** Written problem **
Copy all the data exactly, except the pictures.

[Rows from a dataset of charts and code]
#####

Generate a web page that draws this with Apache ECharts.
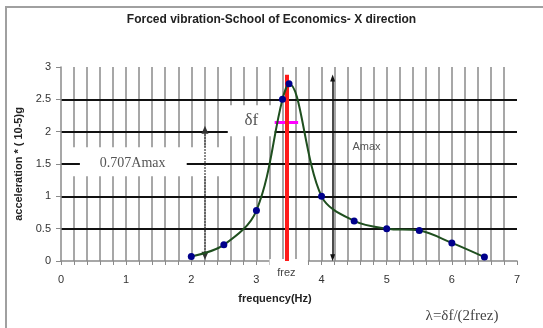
<!DOCTYPE html>
<html><head><meta charset="utf-8">
<script src="https://cdn.jsdelivr.net/npm/echarts@6/dist/echarts.min.js"></script>
<style>html,body{margin:0;padding:0;background:#fff}#c{width:543px;height:328px}</style>
</head><body><div id="c"></div>
<script>
// ---- data ----
const titleText = 'Forced vibration-School of Economics- X direction';
const xName = 'frequency(Hz)';
const yName = 'acceleration * ( 10-5)g';
const frequency = [2, 2.5, 3, 3.4, 3.5, 4, 4.5, 5, 5.5, 6, 6.5];
const acceleration = [0.07, 0.25, 0.78, 2.5, 2.74, 1.0, 0.62, 0.5, 0.47, 0.28, 0.06];
const xRange = [0, 7];
const yRange = [0, 3];
const frez = 3.46;
const frezSpan = [0, 2.88];
const halfPowerLevel = 2.14;
const halfBand = [3.28, 3.64];
const amaxArrowX = 4.17, amaxArrowSpan = [0.05, 2.83];
const levelArrowX = 2.21, levelArrowSpan = [0.08, 2.03];
const annotationTexts = { level: '0.707Amax', band: 'δf', amax: 'Amax', frez: 'frez', formula: 'λ=δf/(2frez)' };

const chart = echarts.init(document.getElementById('c'), null, {renderer: 'canvas'});
const sans = 'Liberation Sans, Arial, sans-serif';
const serif = 'Liberation Serif, Times New Roman, serif';

const option = {
  animation: false,
  title: { text: titleText, left: 'center', top: 9,
    textStyle: { fontFamily: sans, fontSize: 12, fontWeight: 'bold', color: '#222' } },
  grid: { left: 61, right: 26, top: 67, bottom: 67 },
  xAxis: {
    type: 'value', min: xRange[0], max: xRange[1], interval: 0.2, z: 0,
    name: xName, nameLocation: 'middle', nameGap: 32,
    nameTextStyle: { fontFamily: sans, fontSize: 11, fontWeight: 'bold', color: '#222', padding: [0, 28, 0, 0] },
    axisLine: { lineStyle: { color: '#8a8a8a', width: 1.5 } },
    axisTick: { length: 4, lineStyle: { color: '#8a8a8a' } },
    axisLabel: { fontFamily: sans, fontSize: 11, color: '#333', margin: 13,
      formatter: v => Math.abs(v - Math.round(v)) < 1e-6 ? String(Math.round(v)) : '' },
    splitLine: { show: true, showMinLine: false, showMaxLine: false, lineStyle: { color: '#8a8a8a', width: 1.5 } }
  },
  yAxis: {
    type: 'value', min: yRange[0], max: yRange[1], interval: 0.5, z: 2,
    name: yName, nameLocation: 'middle', nameRotate: 90, nameGap: 37,
    nameTextStyle: { fontFamily: sans, fontSize: 11, fontWeight: 'bold', color: '#222' },
    axisLine: { show: true, lineStyle: { color: '#8a8a8a', width: 1.5 } },
    axisTick: { show: true, length: 5, lineStyle: { color: '#8a8a8a' } },
    axisLabel: { fontFamily: sans, fontSize: 11, color: '#333', margin: 10 },
    splitLine: { show: true, showMinLine: false, showMaxLine: false, lineStyle: { color: '#111', width: 2 } }
  },
  series: [{
    type: 'line', z: 5, smooth: 0.35,
    data: frequency.map((f, i) => [f, acceleration[i]]),
    symbol: 'circle', symbolSize: 7,
    itemStyle: { color: '#00008b' },
    lineStyle: { color: '#1f4f1f', width: 2 },
    silent: true,
    markLine: {
      silent: true, animation: false, label: { show: false }, symbol: ['none', 'none'],
      data: [
        [{ coord: [halfBand[0], halfPowerLevel], lineStyle: { color: '#ff00ff', width: 3, type: 'solid' } }, { coord: [halfBand[1], halfPowerLevel] }],
        [{ coord: [frez, frezSpan[0]], lineStyle: { color: '#ff1a1a', width: 4, type: 'solid' } }, { coord: [frez, frezSpan[1]] }],
        [{ coord: [amaxArrowX, amaxArrowSpan[0]], symbol: 'triangle', symbolSize: [5, 7], lineStyle: { color: '#111', width: 1.5, type: 'solid' } },
         { coord: [amaxArrowX, amaxArrowSpan[1]], symbol: 'triangle', symbolSize: [5, 7] }],
        [{ coord: [levelArrowX, levelArrowSpan[0]], symbol: 'triangle', symbolSize: [7, 8], lineStyle: { color: '#333', width: 1.5, type: 'dotted' } },
         { coord: [levelArrowX, levelArrowSpan[1]], symbol: 'triangle', symbolSize: [7, 8] }]
      ]
    }
  }]
};
chart.setOption(option);

function px(p) { return chart.convertToPixel({ gridIndex: 0 }, p); }
function rectFrom(a, b, z) {
  const p1 = px(a), p2 = px(b);
  return { type: 'rect', z: z, silent: true,
    shape: { x: Math.min(p1[0], p2[0]), y: Math.min(p1[1], p2[1]), width: Math.abs(p2[0] - p1[0]), height: Math.abs(p2[1] - p1[1]) },
    style: { fill: '#fff' } };
}
function textAt(p, text, font, size, color, z) {
  const q = px(p);
  return { type: 'text', z: z, silent: true, x: q[0], y: q[1],
    style: { text: text, fontFamily: font, fontSize: size, fill: color, align: 'center', verticalAlign: 'middle' } };
}
const axisY = px([0, 0])[1];
const frezPx = px([frez, 0])[0];
const graphics = [
  { type: 'rect', z: 0, silent: true, shape: { x: 6, y: 7, width: 560, height: 340 }, style: { fill: 'none', stroke: '#a0a0a0', lineWidth: 2 } },
  rectFrom([0.03, 1.31], [2.57, 1.76], 1),
  rectFrom([0.29, 1.40], [1.93, 1.62], 3),
  rectFrom([2.56, 1.93], [3.28, 2.41], 3),
  { type: 'rect', z: 3, silent: true, shape: { x: px([3.2, 0])[0], y: axisY - 2, width: px([3.79, 0])[0] - px([3.2, 0])[0], height: 24 }, style: { fill: '#fff' } },
  textAt([1.1, 1.51], annotationTexts.level, serif, 14, '#555', 6),
  textAt([2.92, 2.17], annotationTexts.band, serif, 17, '#555', 6),
  textAt([4.69, 1.76], annotationTexts.amax, sans, 11, '#555', 6),
  { type: 'text', z: 6, silent: true, x: frezPx, y: axisY + 12,
    style: { text: annotationTexts.frez, fontFamily: sans, fontSize: 11, fill: '#444', align: 'center', verticalAlign: 'middle' } },
  { type: 'text', z: 6, silent: true, x: 462, y: 316,
    style: { text: annotationTexts.formula, fontFamily: serif, fontSize: 15, fill: '#444', align: 'center', verticalAlign: 'middle' } }
];
chart.setOption({ graphic: graphics });
</script></body></html>
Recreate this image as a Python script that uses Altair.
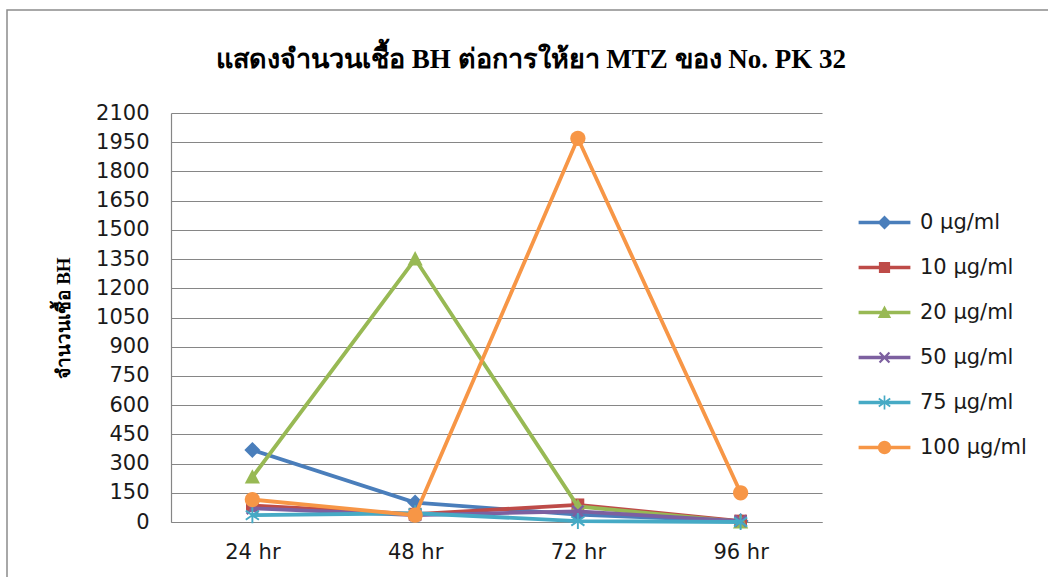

#####

** Response to this exercise **
Generate a web page that draws this with Apache ECharts.
<!DOCTYPE html>
<html><head><meta charset="utf-8">
<script src="https://cdn.jsdelivr.net/npm/echarts@6/dist/echarts.min.js"></script>
<style>html,body{margin:0;padding:0;background:#fff}#c{width:543px;height:328px}</style>
</head><body><div id="c"></div>
<script>
// ---- data ----
const titleText = 'Forced vibration-School of Economics- X direction';
const xName = 'frequency(Hz)';
const yName = 'acceleration * ( 10-5)g';
const frequency = [2, 2.5, 3, 3.4, 3.5, 4, 4.5, 5, 5.5, 6, 6.5];
const acceleration = [0.07, 0.25, 0.78, 2.5, 2.74, 1.0, 0.62, 0.5, 0.47, 0.28, 0.06];
const xRange = [0, 7];
const yRange = [0, 3];
const frez = 3.46;
const frezSpan = [0, 2.88];
const halfPowerLevel = 2.14;
const halfBand = [3.28, 3.64];
const amaxArrowX = 4.17, amaxArrowSpan = [0.05, 2.83];
const levelArrowX = 2.21, levelArrowSpan = [0.08, 2.03];
const annotationTexts = { level: '0.707Amax', band: 'δf', amax: 'Amax', frez: 'frez', formula: 'λ=δf/(2frez)' };

const chart = echarts.init(document.getElementById('c'), null, {renderer: 'canvas'});
const sans = 'Liberation Sans, Arial, sans-serif';
const serif = 'Liberation Serif, Times New Roman, serif';

const option = {
  animation: false,
  title: { text: titleText, left: 'center', top: 9,
    textStyle: { fontFamily: sans, fontSize: 12, fontWeight: 'bold', color: '#222' } },
  grid: { left: 61, right: 26, top: 67, bottom: 67 },
  xAxis: {
    type: 'value', min: xRange[0], max: xRange[1], interval: 0.2, z: 0,
    name: xName, nameLocation: 'middle', nameGap: 32,
    nameTextStyle: { fontFamily: sans, fontSize: 11, fontWeight: 'bold', color: '#222', padding: [0, 28, 0, 0] },
    axisLine: { lineStyle: { color: '#8a8a8a', width: 1.5 } },
    axisTick: { length: 4, lineStyle: { color: '#8a8a8a' } },
    axisLabel: { fontFamily: sans, fontSize: 11, color: '#333', margin: 13,
      formatter: v => Math.abs(v - Math.round(v)) < 1e-6 ? String(Math.round(v)) : '' },
    splitLine: { show: true, showMinLine: false, showMaxLine: false, lineStyle: { color: '#8a8a8a', width: 1.5 } }
  },
  yAxis: {
    type: 'value', min: yRange[0], max: yRange[1], interval: 0.5, z: 2,
    name: yName, nameLocation: 'middle', nameRotate: 90, nameGap: 37,
    nameTextStyle: { fontFamily: sans, fontSize: 11, fontWeight: 'bold', color: '#222' },
    axisLine: { show: true, lineStyle: { color: '#8a8a8a', width: 1.5 } },
    axisTick: { show: true, length: 5, lineStyle: { color: '#8a8a8a' } },
    axisLabel: { fontFamily: sans, fontSize: 11, color: '#333', margin: 10 },
    splitLine: { show: true, showMinLine: false, showMaxLine: false, lineStyle: { color: '#111', width: 2 } }
  },
  series: [{
    type: 'line', z: 5, smooth: 0.35,
    data: frequency.map((f, i) => [f, acceleration[i]]),
    symbol: 'circle', symbolSize: 7,
    itemStyle: { color: '#00008b' },
    lineStyle: { color: '#1f4f1f', width: 2 },
    silent: true,
    markLine: {
      silent: true, animation: false, label: { show: false }, symbol: ['none', 'none'],
      data: [
        [{ coord: [halfBand[0], halfPowerLevel], lineStyle: { color: '#ff00ff', width: 3, type: 'solid' } }, { coord: [halfBand[1], halfPowerLevel] }],
        [{ coord: [frez, frezSpan[0]], lineStyle: { color: '#ff1a1a', width: 4, type: 'solid' } }, { coord: [frez, frezSpan[1]] }],
        [{ coord: [amaxArrowX, amaxArrowSpan[0]], symbol: 'triangle', symbolSize: [5, 7], lineStyle: { color: '#111', width: 1.5, type: 'solid' } },
         { coord: [amaxArrowX, amaxArrowSpan[1]], symbol: 'triangle', symbolSize: [5, 7] }],
        [{ coord: [levelArrowX, levelArrowSpan[0]], symbol: 'triangle', symbolSize: [7, 8], lineStyle: { color: '#333', width: 1.5, type: 'dotted' } },
         { coord: [levelArrowX, levelArrowSpan[1]], symbol: 'triangle', symbolSize: [7, 8] }]
      ]
    }
  }]
};
chart.setOption(option);

function px(p) { return chart.convertToPixel({ gridIndex: 0 }, p); }
function rectFrom(a, b, z) {
  const p1 = px(a), p2 = px(b);
  return { type: 'rect', z: z, silent: true,
    shape: { x: Math.min(p1[0], p2[0]), y: Math.min(p1[1], p2[1]), width: Math.abs(p2[0] - p1[0]), height: Math.abs(p2[1] - p1[1]) },
    style: { fill: '#fff' } };
}
function textAt(p, text, font, size, color, z) {
  const q = px(p);
  return { type: 'text', z: z, silent: true, x: q[0], y: q[1],
    style: { text: text, fontFamily: font, fontSize: size, fill: color, align: 'center', verticalAlign: 'middle' } };
}
const axisY = px([0, 0])[1];
const frezPx = px([frez, 0])[0];
const graphics = [
  { type: 'rect', z: 0, silent: true, shape: { x: 6, y: 7, width: 560, height: 340 }, style: { fill: 'none', stroke: '#a0a0a0', lineWidth: 2 } },
  rectFrom([0.03, 1.31], [2.57, 1.76], 1),
  rectFrom([0.29, 1.40], [1.93, 1.62], 3),
  rectFrom([2.56, 1.93], [3.28, 2.41], 3),
  { type: 'rect', z: 3, silent: true, shape: { x: px([3.2, 0])[0], y: axisY - 2, width: px([3.79, 0])[0] - px([3.2, 0])[0], height: 24 }, style: { fill: '#fff' } },
  textAt([1.1, 1.51], annotationTexts.level, serif, 14, '#555', 6),
  textAt([2.92, 2.17], annotationTexts.band, serif, 17, '#555', 6),
  textAt([4.69, 1.76], annotationTexts.amax, sans, 11, '#555', 6),
  { type: 'text', z: 6, silent: true, x: frezPx, y: axisY + 12,
    style: { text: annotationTexts.frez, fontFamily: sans, fontSize: 11, fill: '#444', align: 'center', verticalAlign: 'middle' } },
  { type: 'text', z: 6, silent: true, x: 462, y: 316,
    style: { text: annotationTexts.formula, fontFamily: serif, fontSize: 15, fill: '#444', align: 'center', verticalAlign: 'middle' } }
];
chart.setOption({ graphic: graphics });
</script></body></html>
Recreate this image as a Python script that uses Altair.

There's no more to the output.